С точки зрения романтизма не голая логика, в силу ее однобокой рассудочности, но человеческий язык, в силу его рационально-чувственной природы, является путеводной нитью, ведущей к истинному знанию о мире. Первопричина раскола человеческого сознания видится Ф. Шлегелем в абсолютизации то ли разума, то ли фантазии115, но язык – безусловный синтез, обоих компонентов. Мы уже видели, что в противопоставлении панлогического значения слова «вечность» и его языкового смысла Ф. Шлегель отдает решительное предпочтение именно традиционной семантике слова. И это естественно, поскольку для него «язык вообще как нить воспоминаний и традиции, соединяющая все народы друг с другом в их последовательности, это как бы общая память и великий орган воспоминания всего человеческого рода»116. Итак, язык – это воспоминание и, следовательно, в шлегелевском контексте одновременно и познание, в той же степени, как и поэзия, которую ведь «вообще можно было бы назвать трансцендентальным воспоминанием вечного в человеческом духе, подобно тому, как исконная, первоначальная и древнейшая поэзия идет от века к веку, от нации к нации в качестве общей памяти, или высшего органа воспоминания, всего человеческого рода, неизменно указывая на изначальное и вечное в меняющемся одеянии времен и сквозь всякое время вообще»117.

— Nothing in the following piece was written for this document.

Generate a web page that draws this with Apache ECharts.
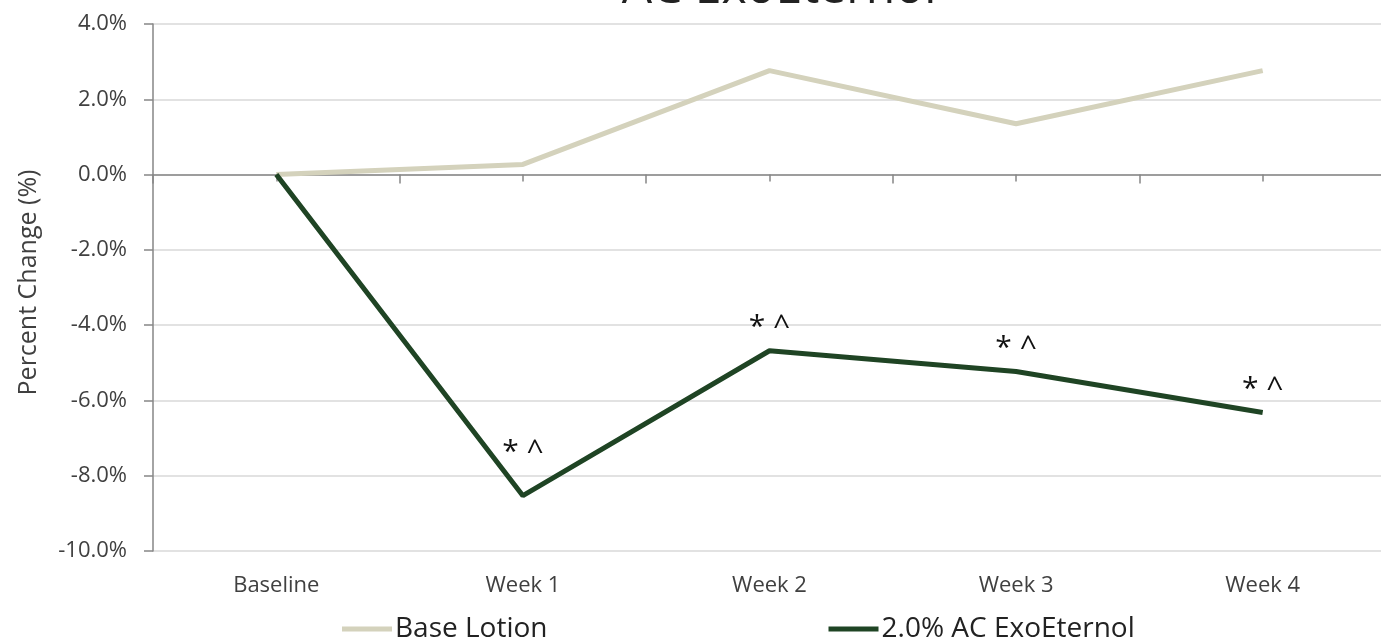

Единство познавательной функции языка и поэзии тем более очевидно, что, как утверждает Ф. Шлегель, «искусство вообще не только по внешней форме, но и по своей глубочайшей сути не только в какой-то одной форме или ее разновидности, но и во всех формах, составляющих, по существу, полный его круг, представляет собой высший духовный естественный язык, или, если угодно, внутреннее иероглифическое письмо и праязык души…»118.
Что может быть интимнее души человека? Но именно «праязык души» реализует связь человека с другими людьми. Подчеркнем специально, что общность между языком и искусством как «высшим духовным естественным языком» может постулироваться при единственном условии – признании наличия надындивидуального начала в человеческой личности в качестве ее глубочайшей основы. Иными словами, коммуникативная функция языка и искусства возможна только в том случае, когда возможна сама коммуникация, то есть в том случае, если человек сущностно связан с другими людьми и всем миром, а не является некой самодостаточной и фантастически сведенной к предметной ограниченности «неделимостью». Человек безусловно есть единый организм, но в то же время – и не в ущерб этому – он есть также часть рода, нации, человечества, всей природы и мироздания. И вместе с тем, род, нация, человечество, природа и мироздание существуют в каждом человеке с той же степенью реальности, с какой человек является их частью.
Это утверждение основывается на диалектической связи общего и единичного, а следовательно, – поскольку здесь диалектика – в основе утверждения лежит деятельность цельного сознания, которое не сводится к какому-то фантастическому, лишенному всякой аффективности рассудку.
Именно эта диалектика общего и единичного лежит в основе гумбольдтовской и вообще романтической концепции языка, согласно которой -
Во-первых, язык не есть некая отчужденная от человека и основанная на всеобщем договоре система знаков, которую впору было бы сравнить, как это и делал Д. Юм, с условностью функционирования денежных знаков. Напротив, язык есть непосредственная действительность мысли и чувства, то есть человеческого сознания.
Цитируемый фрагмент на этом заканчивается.